> [Work instructions]
Include the line containing "ax = fig.add_axes([131" and all lines before it, repeated exactly from the listing below, without pictures.

> [Data excerpt]
= = =
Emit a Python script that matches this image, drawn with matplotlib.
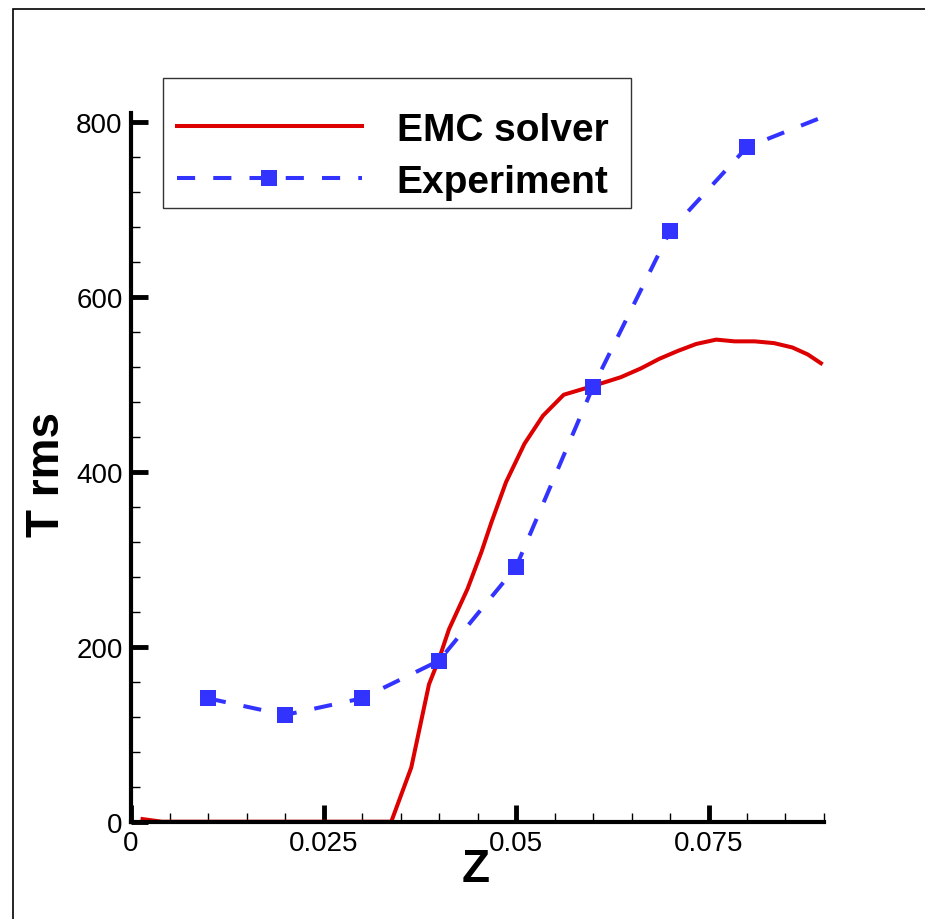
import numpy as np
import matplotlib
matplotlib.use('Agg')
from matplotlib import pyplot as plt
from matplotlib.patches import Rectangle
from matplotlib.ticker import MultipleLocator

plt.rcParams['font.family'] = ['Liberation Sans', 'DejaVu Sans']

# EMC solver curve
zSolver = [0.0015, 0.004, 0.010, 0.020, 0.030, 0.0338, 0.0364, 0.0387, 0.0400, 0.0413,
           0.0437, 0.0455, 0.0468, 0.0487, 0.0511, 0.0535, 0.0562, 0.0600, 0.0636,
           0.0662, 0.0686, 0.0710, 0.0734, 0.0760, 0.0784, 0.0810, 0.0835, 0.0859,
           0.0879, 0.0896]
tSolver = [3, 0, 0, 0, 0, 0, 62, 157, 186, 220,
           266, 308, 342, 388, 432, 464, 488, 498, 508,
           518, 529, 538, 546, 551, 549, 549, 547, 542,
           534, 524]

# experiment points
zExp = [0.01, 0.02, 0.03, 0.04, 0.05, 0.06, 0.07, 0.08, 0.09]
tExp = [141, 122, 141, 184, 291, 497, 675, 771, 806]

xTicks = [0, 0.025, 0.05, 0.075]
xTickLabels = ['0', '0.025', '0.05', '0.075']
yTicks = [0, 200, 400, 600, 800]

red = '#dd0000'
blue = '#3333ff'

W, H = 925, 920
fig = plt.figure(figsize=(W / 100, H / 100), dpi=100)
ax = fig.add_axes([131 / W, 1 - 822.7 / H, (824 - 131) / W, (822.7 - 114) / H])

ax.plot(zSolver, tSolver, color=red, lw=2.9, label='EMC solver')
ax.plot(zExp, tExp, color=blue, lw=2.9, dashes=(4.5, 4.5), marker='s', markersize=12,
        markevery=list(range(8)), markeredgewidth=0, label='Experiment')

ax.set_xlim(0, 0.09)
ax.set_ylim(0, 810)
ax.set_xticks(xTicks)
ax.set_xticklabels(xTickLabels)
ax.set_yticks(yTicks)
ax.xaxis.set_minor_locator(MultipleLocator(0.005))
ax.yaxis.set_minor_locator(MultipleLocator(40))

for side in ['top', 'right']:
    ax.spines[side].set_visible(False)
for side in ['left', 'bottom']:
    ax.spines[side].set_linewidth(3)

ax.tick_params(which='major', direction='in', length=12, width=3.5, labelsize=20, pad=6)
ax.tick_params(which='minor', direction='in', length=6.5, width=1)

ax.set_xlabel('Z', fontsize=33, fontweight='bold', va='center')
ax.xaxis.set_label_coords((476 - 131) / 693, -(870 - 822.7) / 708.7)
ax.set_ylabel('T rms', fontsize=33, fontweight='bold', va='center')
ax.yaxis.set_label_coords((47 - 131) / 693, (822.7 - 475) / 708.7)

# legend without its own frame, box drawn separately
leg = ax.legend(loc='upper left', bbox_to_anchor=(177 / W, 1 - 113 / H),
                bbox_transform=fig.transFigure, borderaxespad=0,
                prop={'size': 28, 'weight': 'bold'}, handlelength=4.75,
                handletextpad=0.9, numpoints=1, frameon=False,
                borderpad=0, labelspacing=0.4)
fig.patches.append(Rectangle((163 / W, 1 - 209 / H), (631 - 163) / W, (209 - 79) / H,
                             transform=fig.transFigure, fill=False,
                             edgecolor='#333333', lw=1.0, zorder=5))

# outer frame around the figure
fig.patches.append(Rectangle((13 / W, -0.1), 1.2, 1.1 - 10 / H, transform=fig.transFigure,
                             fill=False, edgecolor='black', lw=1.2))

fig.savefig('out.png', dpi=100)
= = =
> [Result]
Emit a Python script that matches this image, drawn with matplotlib.
import numpy as np
import matplotlib
matplotlib.use('Agg')
from matplotlib import pyplot as plt
from matplotlib.patches import Rectangle
from matplotlib.ticker import MultipleLocator

plt.rcParams['font.family'] = ['Liberation Sans', 'DejaVu Sans']

# EMC solver curve
zSolver = [0.0015, 0.004, 0.010, 0.020, 0.030, 0.0338, 0.0364, 0.0387, 0.0400, 0.0413,
           0.0437, 0.0455, 0.0468, 0.0487, 0.0511, 0.0535, 0.0562, 0.0600, 0.0636,
           0.0662, 0.0686, 0.0710, 0.0734, 0.0760, 0.0784, 0.0810, 0.0835, 0.0859,
           0.0879, 0.0896]
tSolver = [3, 0, 0, 0, 0, 0, 62, 157, 186, 220,
           266, 308, 342, 388, 432, 464, 488, 498, 508,
           518, 529, 538, 546, 551, 549, 549, 547, 542,
           534, 524]

# experiment points
zExp = [0.01, 0.02, 0.03, 0.04, 0.05, 0.06, 0.07, 0.08, 0.09]
tExp = [141, 122, 141, 184, 291, 497, 675, 771, 806]

xTicks = [0, 0.025, 0.05, 0.075]
xTickLabels = ['0', '0.025', '0.05', '0.075']
yTicks = [0, 200, 400, 600, 800]

red = '#dd0000'
blue = '#3333ff'

W, H = 925, 920
fig = plt.figure(figsize=(W / 100, H / 100), dpi=100)
ax = fig.add_axes([131 / W, 1 - 822.7 / H, (824 - 131) / W, (822.7 - 114) / H])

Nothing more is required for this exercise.